◆ Given task: Copy the data exactly as it appears, and do not include any pictures.

◆ Dataset excerpt:
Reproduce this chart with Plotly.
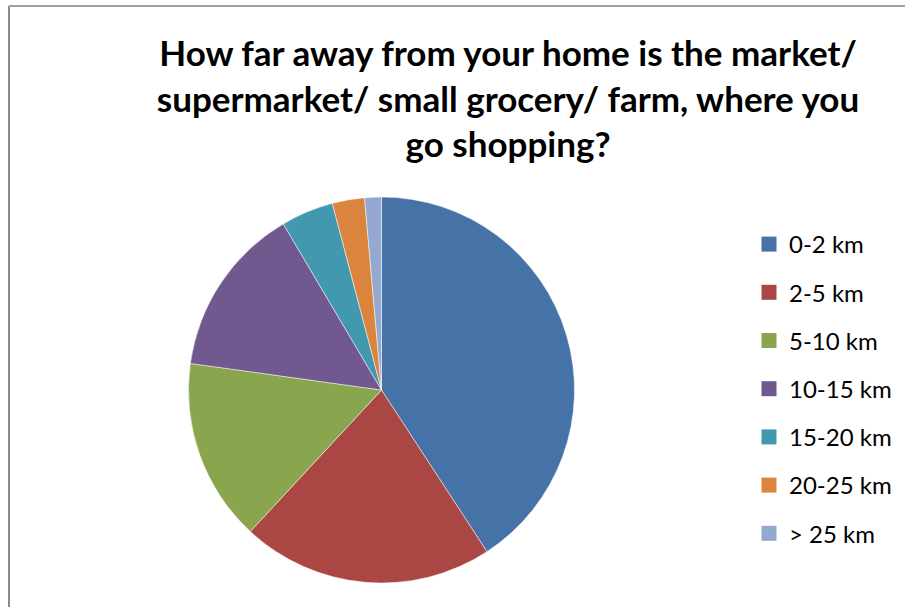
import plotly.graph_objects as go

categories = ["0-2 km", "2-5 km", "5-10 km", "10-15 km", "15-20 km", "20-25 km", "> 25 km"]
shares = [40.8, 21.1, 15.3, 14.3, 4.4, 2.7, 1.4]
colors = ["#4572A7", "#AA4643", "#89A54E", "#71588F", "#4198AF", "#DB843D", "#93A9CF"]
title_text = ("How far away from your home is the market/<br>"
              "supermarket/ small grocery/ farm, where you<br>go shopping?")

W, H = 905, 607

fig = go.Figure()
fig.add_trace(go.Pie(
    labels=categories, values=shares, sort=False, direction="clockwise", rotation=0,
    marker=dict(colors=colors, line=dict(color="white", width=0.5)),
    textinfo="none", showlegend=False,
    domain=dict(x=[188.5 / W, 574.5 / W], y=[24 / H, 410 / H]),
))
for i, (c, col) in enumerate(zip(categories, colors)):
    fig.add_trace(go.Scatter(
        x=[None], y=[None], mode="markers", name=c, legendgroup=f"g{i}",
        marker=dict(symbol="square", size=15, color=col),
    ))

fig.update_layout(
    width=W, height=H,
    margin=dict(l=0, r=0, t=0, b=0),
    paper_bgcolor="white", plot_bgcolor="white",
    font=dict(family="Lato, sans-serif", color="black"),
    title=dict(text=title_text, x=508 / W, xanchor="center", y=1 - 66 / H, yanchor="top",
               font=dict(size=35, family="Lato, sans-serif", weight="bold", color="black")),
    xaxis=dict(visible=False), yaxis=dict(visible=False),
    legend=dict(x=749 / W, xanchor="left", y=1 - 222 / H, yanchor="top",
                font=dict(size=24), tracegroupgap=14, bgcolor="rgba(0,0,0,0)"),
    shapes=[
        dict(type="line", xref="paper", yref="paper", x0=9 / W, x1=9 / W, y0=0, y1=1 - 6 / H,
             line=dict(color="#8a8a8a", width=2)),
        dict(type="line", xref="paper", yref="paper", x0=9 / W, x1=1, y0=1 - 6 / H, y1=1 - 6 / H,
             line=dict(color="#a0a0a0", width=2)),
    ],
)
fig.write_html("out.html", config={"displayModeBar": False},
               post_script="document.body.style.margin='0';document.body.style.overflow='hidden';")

◆ Result of this task:
Reproduce this chart with Plotly.
import plotly.graph_objects as go

categories = ["0-2 km", "2-5 km", "5-10 km", "10-15 km", "15-20 km", "20-25 km", "> 25 km"]
shares = [40.8, 21.1, 15.3, 14.3, 4.4, 2.7, 1.4]
colors = ["#4572A7", "#AA4643", "#89A54E", "#71588F", "#4198AF", "#DB843D", "#93A9CF"]
title_text = ("How far away from your home is the market/<br>"
              "supermarket/ small grocery/ farm, where you<br>go shopping?")

W, H = 905, 607

fig = go.Figure()
fig.add_trace(go.Pie(
    labels=categories, values=shares, sort=False, direction="clockwise", rotation=0,
    marker=dict(colors=colors, line=dict(color="white", width=0.5)),
    textinfo="none", showlegend=False,
    domain=dict(x=[188.5 / W, 574.5 / W], y=[24 / H, 410 / H]),
))
for i, (c, col) in enumerate(zip(categories, colors)):
    fig.add_trace(go.Scatter(
        x=[None], y=[None], mode="markers", name=c, legendgroup=f"g{i}",
        marker=dict(symbol="square", size=15, color=col),
    ))

fig.update_layout(
    width=W, height=H,
    margin=dict(l=0, r=0, t=0, b=0),
    paper_bgcolor="white", plot_bgcolor="white",
    font=dict(family="Lato, sans-serif", color="black"),
    title=dict(text=title_text, x=508 / W, xanchor="center", y=1 - 66 / H, yanchor="top",
               font=dict(size=35, family="Lato, sans-serif", weight="bold", color="black")),
    xaxis=dict(visible=False), yaxis=dict(visible=False),
    legend=dict(x=749 / W, xanchor="left", y=1 - 222 / H, yanchor="top",
                font=dict(size=24), tracegroupgap=14, bgcolor="rgba(0,0,0,0)"),
    shapes=[
        dict(type="line", xref="paper", yref="paper", x0=9 / W, x1=9 / W, y0=0, y1=1 - 6 / H,
             line=dict(color="#8a8a8a", width=2)),
        dict(type="line", xref="paper", yref="paper", x0=9 / W, x1=1, y0=1 - 6 / H, y1=1 - 6 / H,
             line=dict(color="#a0a0a0", width=2)),
    ],
)
fig.write_html("out.html", config={"displayModeBar": False},
               post_script="document.body.style.margin='0';document.body.style.overflow='hidden';")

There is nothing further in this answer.